The transport ministry will let airlines resume flying the aircraft in its territories after completion of the investigation process and improvements made to the plane’s system, Director General of Air Transportation Novie Riyanto said in a statement Tuesday.
Indonesia suffered the deadliest crash involving the jet in October 2018, which killed 189 people on board a Lion Air flight. The second crash in Ethiopia involving the same type just five months later claimed 157 lives, leading to a worldwide grounding of the aircraft and subsequent investigations that revealed design flaws in the flight-control systems.

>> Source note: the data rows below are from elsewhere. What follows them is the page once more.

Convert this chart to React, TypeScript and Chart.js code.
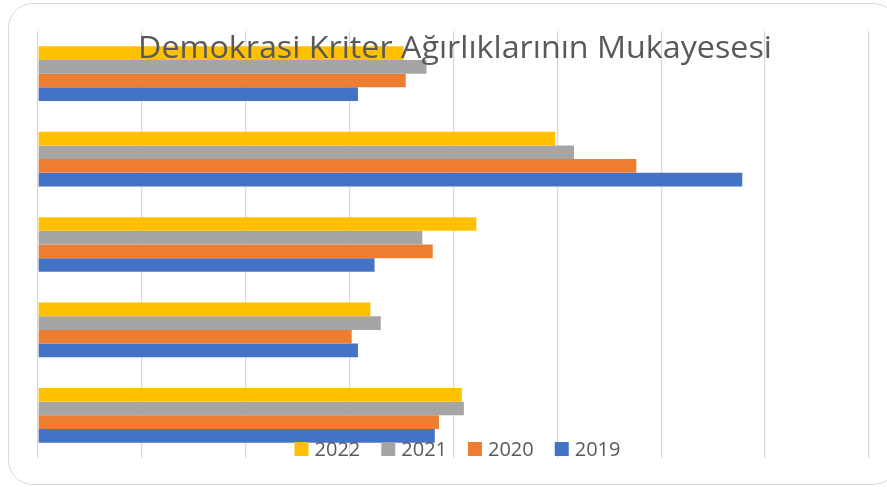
import React, { useEffect, useRef } from "react";
import { Chart, registerables } from "chart.js";

Chart.register(...registerables);

const TITLE = "Demokrasi Kriter Ağırlıklarının Mukayesesi";
const categories = ["Kriter 1", "Kriter 2", "Kriter 3", "Kriter 4", "Kriter 5"];
const seriesLabels = ["2022", "2021", "2020", "2019"];
const values2022 = [17.6, 24.9, 21.1, 16.0, 20.4];
const values2021 = [18.7, 25.8, 18.5, 16.5, 20.5];
const values2020 = [17.7, 28.8, 19.0, 15.1, 19.3];
const values2019 = [15.4, 33.9, 16.2, 15.4, 19.1];
const seriesColors = ["#FFC000", "#A5A5A5", "#ED7D31", "#4472C4"];
const xTicksMax = 40;
const xTicksStep = 5;

const overlayPlugin = {
  id: "overlayTitleLegend",
  afterDraw(chart: any) {
    const ctx = chart.ctx as CanvasRenderingContext2D;
    ctx.save();
    // title
    ctx.fillStyle = "#595959";
    ctx.textBaseline = "alphabetic";
    ctx.textAlign = "center";
    ctx.font = `400 31px "Open Sans"`;
    const tw = ctx.measureText(TITLE).width;
    const sx = 634 / tw;
    ctx.save();
    ctx.translate(455, 58);
    ctx.scale(sx, 1);
    ctx.fillText(TITLE, 0, 0);
    ctx.restore();

    // legend
    ctx.font = `20px "Open Sans"`;
    ctx.textAlign = "left";
    const items = chart.data.datasets.map((ds: any) => ({
      label: ds.label as string,
      color: ds.backgroundColor as string,
      w: ctx.measureText(ds.label).width,
    }));
    const box = 14;
    const gapText = 6;
    const gapItem = 21;
    let total = 0;
    items.forEach((it: any, i: number) => {
      total += box + gapText + it.w + (i < items.length - 1 ? gapItem : 0);
    });
    let x = 457.5 - total / 2;
    items.forEach((it: any) => {
      ctx.fillStyle = it.color;
      ctx.fillRect(x, 442, box, box);
      ctx.fillStyle = "#595959";
      ctx.fillText(it.label, x + box + gapText, 456);
      x += box + gapText + it.w + gapItem;
    });
    ctx.restore();
  },
};

export default function App() {
  const ref = useRef<HTMLCanvasElement | null>(null);

  useEffect(() => {
    if (!ref.current) return;
    const allValues = [values2022, values2021, values2020, values2019];
    const chart = new Chart(ref.current, {
      type: "bar",
      data: {
        labels: categories,
        datasets: seriesLabels.map((label, i) => ({
          label,
          data: allValues[i],
          backgroundColor: seriesColors[i],
          borderWidth: 0,
          categoryPercentage: 0.64,
          barPercentage: 1.0,
        })),
      },
      options: {
        indexAxis: "y",
        responsive: false,
        animation: false,
        layout: { padding: { left: 38, right: 18, top: 31, bottom: 29 } },
        plugins: {
          legend: { display: false },
          title: { display: false },
          tooltip: { enabled: false },
        },
        scales: {
          x: {
            min: 0,
            max: xTicksMax,
            ticks: { display: false, stepSize: xTicksStep },
            grid: { color: "#d9d9d9", lineWidth: 1.3, drawTicks: false },
            border: { display: false },
          },
          y: {
            display: false,
          },
        },
      },
      plugins: [overlayPlugin],
    });
    return () => chart.destroy();
  }, []);

  return (
    <div
      style={{
        position: "fixed",
        left: 0,
        top: 0,
        width: 887,
        height: 487,
        overflow: "hidden",
        background: "#ffffff",
      }}
    >
      <div
        style={{
          position: "absolute",
          left: 8,
          top: 3,
          width: 890,
          height: 482,
          border: "1.5px solid #d9d9d9",
          borderRadius: 25,
          boxSizing: "border-box",
        }}
      />
      <canvas
        ref={ref}
        width={887}
        height={487}
        style={{ position: "absolute", left: 0, top: 0, width: 887, height: 487 }}
      />
    </div>
  );
}
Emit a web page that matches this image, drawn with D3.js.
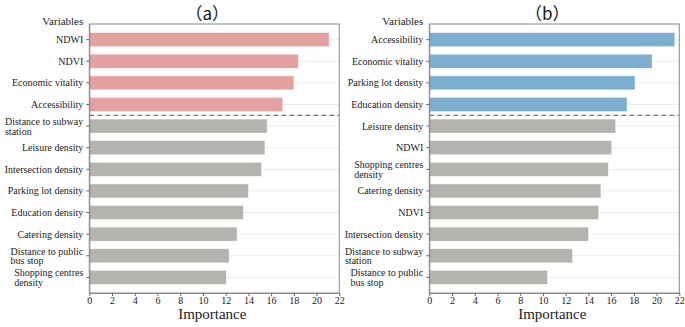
<!DOCTYPE html>
<html>
<head>
<meta charset="utf-8">
<script src="https://cdn.jsdelivr.net/npm/d3@7"></script>
<style>
  html, body { margin: 0; padding: 0; background: #fff; }
  svg { display: block; }
</style>
</head>
<body>
<svg id="chart" width="685" height="327"></svg>
<script>
// ---- Data ----
const namesA = ["NDWI", "NDVI", "Economic vitality", "Accessibility",
  "Distance to subway\nstation", "Leisure density", "Intersection density",
  "Parking lot density", "Education density", "Catering density",
  "Distance to public\nbus stop", "Shopping centres\ndensity"];
const valuesA = [21.1, 18.4, 18.0, 17.0, 15.65, 15.45, 15.15, 14.0, 13.55, 13.0, 12.3, 12.05];

const namesB = ["Accessibility", "Economic vitality", "Parking lot density", "Education density",
  "Leisure density", "NDWI", "Shopping centres\ndensity", "Catering density", "NDVI",
  "Intersection density", "Distance to subway\nstation", "Distance to public\nbus stop"];
const valuesB = [21.6, 19.6, 18.1, 17.4, 16.4, 16.05, 15.75, 15.1, 14.9, 14.0, 12.6, 10.4];

const xTicks = [0, 2, 4, 6, 8, 10, 12, 14, 16, 18, 20, 22];
const topN = 4;
const titles = ["（a）", "（b）"];

// ---- Styles ----
const serif = "'Liberation Serif', 'Times New Roman', serif";
const colors = { a: "#e4a19f", b: "#7baed0", rest: "#b4b3ae" };

const svg = d3.select("#chart");
const plotTop = 24, plotBottom = 293;

function panel(x0, x1, names, values, hiColor, title) {
  const g = svg.append("g");
  const x = d3.scaleLinear().domain([0, 22]).range([x0, x1]);
  const y = d3.scaleBand().domain(names).range([plotTop, plotBottom]).paddingInner(0.354).paddingOuter(0.4);

  // gridlines
  g.selectAll("line.grid").data(names).join("line")
    .attr("x1", x0).attr("x2", x1)
    .attr("y1", d => y(d) + y.bandwidth() / 2).attr("y2", d => y(d) + y.bandwidth() / 2)
    .attr("stroke", "#ececec").attr("stroke-width", 1);

  // bars
  g.selectAll("rect.bar").data(names).join("rect")
    .attr("x", x(0)).attr("y", d => y(d))
    .attr("width", (d, i) => x(values[i]) - x(0))
    .attr("height", y.bandwidth())
    .attr("fill", (d, i) => i < topN ? hiColor : colors.rest)
    .attr("stroke", "rgba(255,255,255,0.6)").attr("stroke-width", 0.6);

  // dashed separator
  const sepY = (y(names[topN - 1]) + y.bandwidth() + y(names[topN])) / 2;
  g.append("line").attr("x1", x0).attr("x2", x1).attr("y1", sepY).attr("y2", sepY)
    .attr("stroke", "#555").attr("stroke-width", 1).attr("stroke-dasharray", "5,3");

  // frame
  g.append("rect").attr("x", x0).attr("y", plotTop).attr("width", x1 - x0).attr("height", plotBottom - plotTop)
    .attr("fill", "none").attr("stroke", "#8a8a8a").attr("stroke-width", 1);

  // x axis
  const xa = g.append("g").attr("transform", `translate(0,${plotBottom})`)
    .call(d3.axisBottom(x).tickValues(xTicks).tickSize(3).tickSizeOuter(0).tickPadding(1).tickFormat(d3.format("d")));
  xa.select(".domain").attr("stroke", "#8a8a8a");
  xa.selectAll(".tick line").attr("stroke", "#666");
  xa.selectAll("text").attr("font-family", serif).attr("font-size", 10).attr("fill", "#222");

  // y axis
  const ya = g.append("g").attr("transform", `translate(${x0},0)`)
    .call(d3.axisLeft(y).tickSize(3).tickSizeOuter(0).tickPadding(3).tickFormat(""));
  ya.select(".domain").attr("stroke", "#8a8a8a");
  ya.selectAll(".tick line").attr("stroke", "#666");
  const labX = x0 - 6;
  names.forEach(n => {
    const lines = n.split("\n");
    const cy = y(n) + y.bandwidth() / 2;
    const t = g.append("text").attr("font-family", serif).attr("font-size", 10).attr("fill", "#222");
    if (lines.length === 1) {
      t.attr("x", labX).attr("y", cy + 3.5).attr("text-anchor", "end").text(lines[0]);
    } else {
      const t1 = t.append("tspan").attr("x", labX).attr("y", cy - 1).attr("text-anchor", "end").text(lines[0]);
      const w = t1.node().getComputedTextLength();
      t.append("tspan").attr("x", labX - w).attr("y", cy + 8.5).attr("text-anchor", "start").text(lines[1]);
    }
  });

  // "Variables"
  g.append("text").attr("x", x0 - 6).attr("y", 25).attr("text-anchor", "end")
    .attr("font-family", serif).attr("font-size", 11).attr("fill", "#222").text("Variables");

  // x label
  g.append("text").attr("x", (x0 + x1) / 2 - 2).attr("y", 319).attr("text-anchor", "middle")
    .attr("font-family", serif).attr("font-size", 15).attr("fill", "#222").text("Importance");

  // title
  g.append("text").attr("x", (x0 + x1) / 2 - 7).attr("y", 20).attr("text-anchor", "middle")
    .attr("font-family", "'Noto Sans CJK SC', sans-serif").attr("font-size", 17).attr("fill", "#111").text(title);
}

panel(89.3, 339.3, namesA, valuesA, colors.a, titles[0]);
panel(429.3, 679.3, namesB, valuesB, colors.b, titles[1]);
</script>
</body>
</html>
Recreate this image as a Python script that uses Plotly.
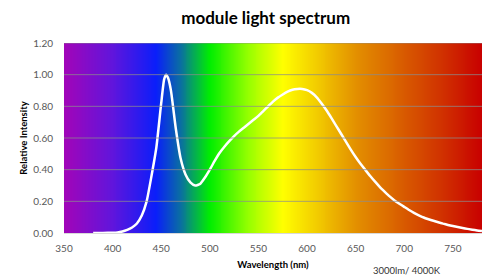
import numpy as np
import plotly.graph_objects as go

# spectrum data (wavelength nm, relative intensity)
wavelength = [380, 385, 390, 395, 400, 405, 410, 415, 420, 425, 430, 435, 440, 445, 450, 453, 455, 457,
              460, 465, 470, 475, 480, 485, 490, 495, 500, 505, 510, 515, 520, 525, 530, 535, 540, 545,
              550, 555, 560, 565, 570, 575, 580, 585, 590, 595, 600, 605, 610, 615, 620, 625, 630, 635,
              640, 645, 650, 655, 660, 665, 670, 675, 680, 685, 690, 695, 700, 705, 710, 715, 720, 725,
              730, 735, 740, 745, 750, 755, 760, 765, 770, 775, 780]
intensity = [0.000, 0.000, 0.000, 0.001, 0.002, 0.004, 0.010, 0.020, 0.035, 0.060, 0.110, 0.200, 0.360,
             0.540, 0.820, 0.970, 1.000, 0.980, 0.900, 0.660, 0.470, 0.370, 0.320, 0.300, 0.310, 0.350,
             0.400, 0.455, 0.505, 0.545, 0.580, 0.612, 0.640, 0.665, 0.690, 0.715, 0.740, 0.770, 0.800,
             0.830, 0.855, 0.875, 0.893, 0.905, 0.910, 0.910, 0.902, 0.885, 0.857, 0.818, 0.775, 0.727,
             0.677, 0.627, 0.577, 0.527, 0.480, 0.437, 0.398, 0.360, 0.324, 0.290, 0.260, 0.231, 0.206,
             0.185, 0.165, 0.145, 0.127, 0.112, 0.098, 0.087, 0.077, 0.068, 0.059, 0.051, 0.044, 0.038,
             0.032, 0.026, 0.021, 0.016, 0.012]

x_ticks = [350, 400, 450, 500, 550, 600, 650, 700, 750]
y_ticks = [0.0, 0.2, 0.4, 0.6, 0.8, 1.0, 1.2]
y_tick_labels = ["0.00", "0.20", "0.40", "0.60", "0.80", "1.00", "1.20"]

# background rainbow (wavelength -> colour)
rainbow_wl = [350, 400, 445, 470, 500, 540, 575, 610, 650, 700, 740, 780]
rainbow_col = ["#a205b8", "#6015dc", "#0a1efa", "#0a70a0", "#00ee00", "#98ff00", "#ffff00",
               "#f2cc00", "#e39000", "#d85a00", "#d03000", "#c80000"]

X_MIN, X_MAX = 350, 780
Y_MIN, Y_MAX = 0, 1.2

colorscale = [[(w - X_MIN) / (X_MAX - X_MIN), c] for w, c in zip(rainbow_wl, rainbow_col)]
edges = np.arange(X_MIN, X_MAX + 1, 1.0)
centers = (edges[:-1] + edges[1:]) / 2

FONT = "Lato"
TICK_COLOR = "#595959"

fig = go.Figure()
fig.add_trace(go.Heatmap(
    x=edges, y=[Y_MIN, Y_MAX], z=[centers],
    colorscale=colorscale, zmin=X_MIN, zmax=X_MAX,
    showscale=False, hoverinfo="skip"))
fig.add_trace(go.Scatter(
    x=wavelength, y=intensity, mode="lines",
    line=dict(color="white", width=2.5, shape="spline", smoothing=0.5),
    showlegend=False))

for yv in y_ticks[1:]:
    fig.add_shape(type="line", xref="x", yref="y", x0=X_MIN, x1=X_MAX, y0=yv, y1=yv,
                  line=dict(color="rgba(140,140,140,0.75)", width=1), layer="above")

fig.update_layout(
    width=492, height=275,
    margin=dict(l=63.6, r=9.5, t=43.3, b=42.3, autoexpand=False),
    paper_bgcolor="white", plot_bgcolor="white",
    title=dict(text="<b>module light spectrum</b>", x=0.54, xanchor="center", y=0.935,
               yanchor="middle", automargin=False,
               font=dict(family=FONT, size=17, color="#000000")),
    xaxis=dict(range=[X_MIN, X_MAX], tickvals=x_ticks, showgrid=False, zeroline=False,
               showline=True, linecolor="#d9d9d9", linewidth=1, ticks="", automargin=False,
               ticklabelstandoff=6,
               tickfont=dict(family=FONT, size=10, color=TICK_COLOR),
               title=dict(text="<b>Wavelength (nm)</b>", standoff=8,
                          font=dict(family=FONT, size=9.5, color="#000000"))),
    yaxis=dict(range=[Y_MIN, Y_MAX], tickvals=y_ticks, ticktext=y_tick_labels, showgrid=False,
               zeroline=False, showline=False, ticks="", ticklabelstandoff=10, automargin=False,
               tickfont=dict(family=FONT, size=10, color=TICK_COLOR),
               title=dict(text="<b>Relative Intensity</b>", standoff=3,
                          font=dict(family=FONT, size=9.5, color="#000000"))),
    annotations=[dict(text="3000lm/ 4000K", xref="paper", yref="paper", x=0.82, y=-0.197,
                      xanchor="center", yanchor="middle", showarrow=False,
                      font=dict(family=FONT, size=9.5, color="#333333"))],
)

fig.write_html("out.html", config={"displayModeBar": False},
               post_script="document.body.style.margin='0';")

Indonesia joins its neighbors including Malaysia and Singapore in resuming use of the aircraft. Ethiopian Airlines Group plans to resume flying the jet from Feb. 1. The Max was also cleared to fly by India on Aug. 26.
The U.S. and Brazil cleared it in late 2020, and were followed by other major markets including Europe. China -- the first to ground the jet following the second crash in Ethiopia -- still hasn’t lifted its ban, though a test flight was conducted in the country in August.